It’s that time of year for the deluge of “best” book lists.
LitHub photo (2015)
Many of these lists separate fiction and nonfiction. (In a few weeks I’ll be posting my own fiction favorites here.) Smithsonian.com, however, compiles a list of history books! This year it includes a few of the “big men” biographies (Richard Nixon, Ulysses S. Grant, Muhammad Ali) that remain so popular with many readers. But is also includes several that illuminate hidden corners of history.
Marjorie Spruill’s Divided We Stand is about the 1977 National Women’s Conference in Houston that provoked a counter-conference organized by Phyllis Schlafly. Anyone interested in women’s rights issues should read this book.
In The Jersey Brothers, Sally Mott Freeman delves into her own family history to tell the story of the Pacific theater in World War II. While there are lots of books about World War II, I think the Pacific is still a neglected area.
And of course, Killers of the Flower Moon, David Grann’s gripping tale of the murder of Osage Indians in the 1920s is on many “best” lists, and deservedly so.

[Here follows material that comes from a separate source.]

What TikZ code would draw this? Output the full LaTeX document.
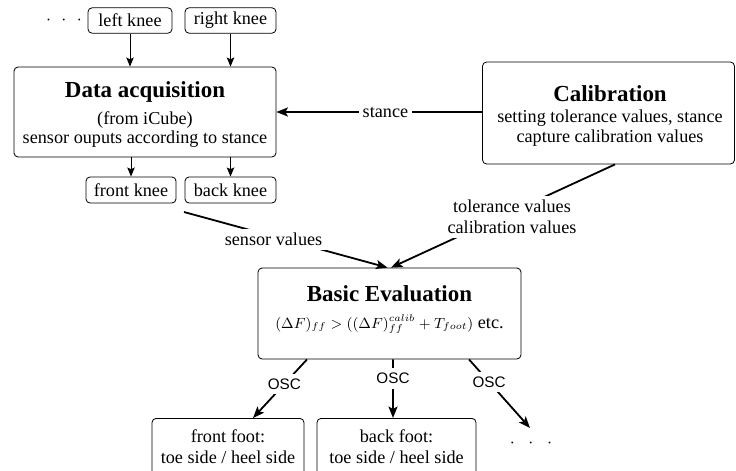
\documentclass[tikz,border=0pt]{standalone}
\usepackage[no-math]{fontspec}
\setmainfont{Liberation Serif}
\setsansfont{Liberation Sans}
\usetikzlibrary{arrows.meta,calc}

\begin{document}
\begin{tikzpicture}[x=0.61pt,y=-0.61pt,
  font=\rmfamily\fontsize{11.1}{12.6}\selectfont,
  box/.style={draw, line width=0.5pt, rounded corners=2.5pt, inner sep=0pt},
  knee/.style={box, minimum height=15.5pt},
  line/.style={anchor=base, inner sep=0pt},
  title/.style={line, font=\rmfamily\bfseries\fontsize{14}{16}\selectfont},
  flow/.style={line width=1.1pt, -{Stealth[length=7pt,width=5.5pt,inset=1.5pt]}},
  feed/.style={line width=0.6pt, -{Stealth[length=5.5pt,width=4.5pt,inset=1pt]}},
  tag/.style={fill=white, inner sep=2.5pt},
  osc/.style={tag, inner sep=3pt, font=\sffamily\fontsize{9.3}{11}\selectfont},
  dots/.style={inner sep=0pt}
]
\useasboundingbox (0,0) rectangle (736,470);

% sensor inputs
\node[dots] (d1) at (64,21) {$\cdot$\hspace{6.4pt}$\cdot$\hspace{6.4pt}$\cdot$};
\node[knee, minimum width=51.2pt] (lk) at (130,20.5) {left knee};
\node[knee, minimum width=55.5pt] (rk) at (230.5,20.5) {right knee};

% acquisition
\node[box, minimum width=159.8pt, minimum height=54.9pt] (da) at (145,112) {};
\node[title] (da1) at (145,97) {Data acquisition};
\node[line] (da2) at (145,124) {(from iCube)};
\node[line] (da3) at (145,143) {sensor ouputs according to stance};
\node[knee, minimum width=54.9pt, minimum height=15.9pt] (fk) at (131,190) {front knee};
\node[knee, minimum width=55.5pt, minimum height=15.9pt] (bk) at (230.5,190) {back knee};

% calibration
\node[box, minimum width=153.7pt, minimum height=62.2pt] (cal) at (608.5,113) {};
\node[title] (cal1) at (610,101) {Calibration};
\node[line] (cal2) at (610,122) {setting tolerance values, stance};
\node[line] (cal3) at (610,142) {capture calibration values};

% evaluation
\node[box, minimum width=160.4pt, minimum height=55.5pt] (be) at (389.5,313.5) {};
\node[title] (be1) at (389.5,301) {Basic Evaluation};
\node[line] (be2) at (389.5,328)
  {{\fontsize{9.2}{11}\selectfont$(\Delta F)_{ff} > ((\Delta F)_{ff}^{calib} + T_{foot})$} etc.};

% outputs
\node[box, anchor=north, minimum width=92.7pt, minimum height=40pt] (ff) at (228,418) {};
\node[line] (ff1) at (228,442) {front foot:};
\node[line] (ff2) at (228,463) {toe side / heel side};
\node[box, anchor=north, minimum width=97pt, minimum height=40pt] (bf) at (396.5,418) {};
\node[line] (bf1) at (396.5,442) {back foot:};
\node[line] (bf2) at (396.5,463) {toe side / heel side};
\node[dots] (d2) at (531,444) {$\cdot$\hspace{8.3pt}$\cdot$\hspace{8.3pt}$\cdot$};

% connectors
\draw[feed] (lk) -- (lk |- da.north);
\draw[feed] (rk) -- (rk |- da.north);
\draw[feed] (fk |- da.south) -- (fk);
\draw[feed] (bk |- da.south) -- (bk);

\draw[flow] (cal.west |- da.east) -- node[tag, pos=0.47] {stance} (da.east);

\coordinate (sv) at (184,212);
\draw[flow] (sv) -- node[tag, pos=0.44, yshift=-2pt] {sensor values} ($(be.north)+(-2,0)$);
\draw[flow] ($(cal.south)+(6.5,0)$) -- node[tag, pos=0.46, yshift=-3pt, align=center]
  {tolerance values\\calibration values} ($(be.north)+(1.5,0)$);

\draw[flow] ($(be.south)+(-82.5,0)$) -- node[osc, pos=0.42] {OSC} ($(ff.north)+(25,0)$);
\draw[flow] ($(be.south)+(3.5,0)$) -- node[osc, pos=0.33] {OSC} ($(bf.north)+(-3.5,0)$);
\draw[flow] ($(be.south)+(79.5,0)$) -- node[osc, pos=0.33] {OSC} ($(d2)+(-1,-16)$);
\end{tikzpicture}
\end{document}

If you’ve missed these 2017 books, take some time over the holidays to get caught up on your reading. (Hint: put them on your holiday gift wish list and/or buy them as gifts for the favorite people in your life.)
Thanks for mentioning Divided We Stand, a book I was not aware of. I attended IWY in Houston as an observer and saw the opposition (known as “pink ladies”) in action during floor votes. It’s always exciting when historians examine historical events I lived through. I love your year-end reading lists.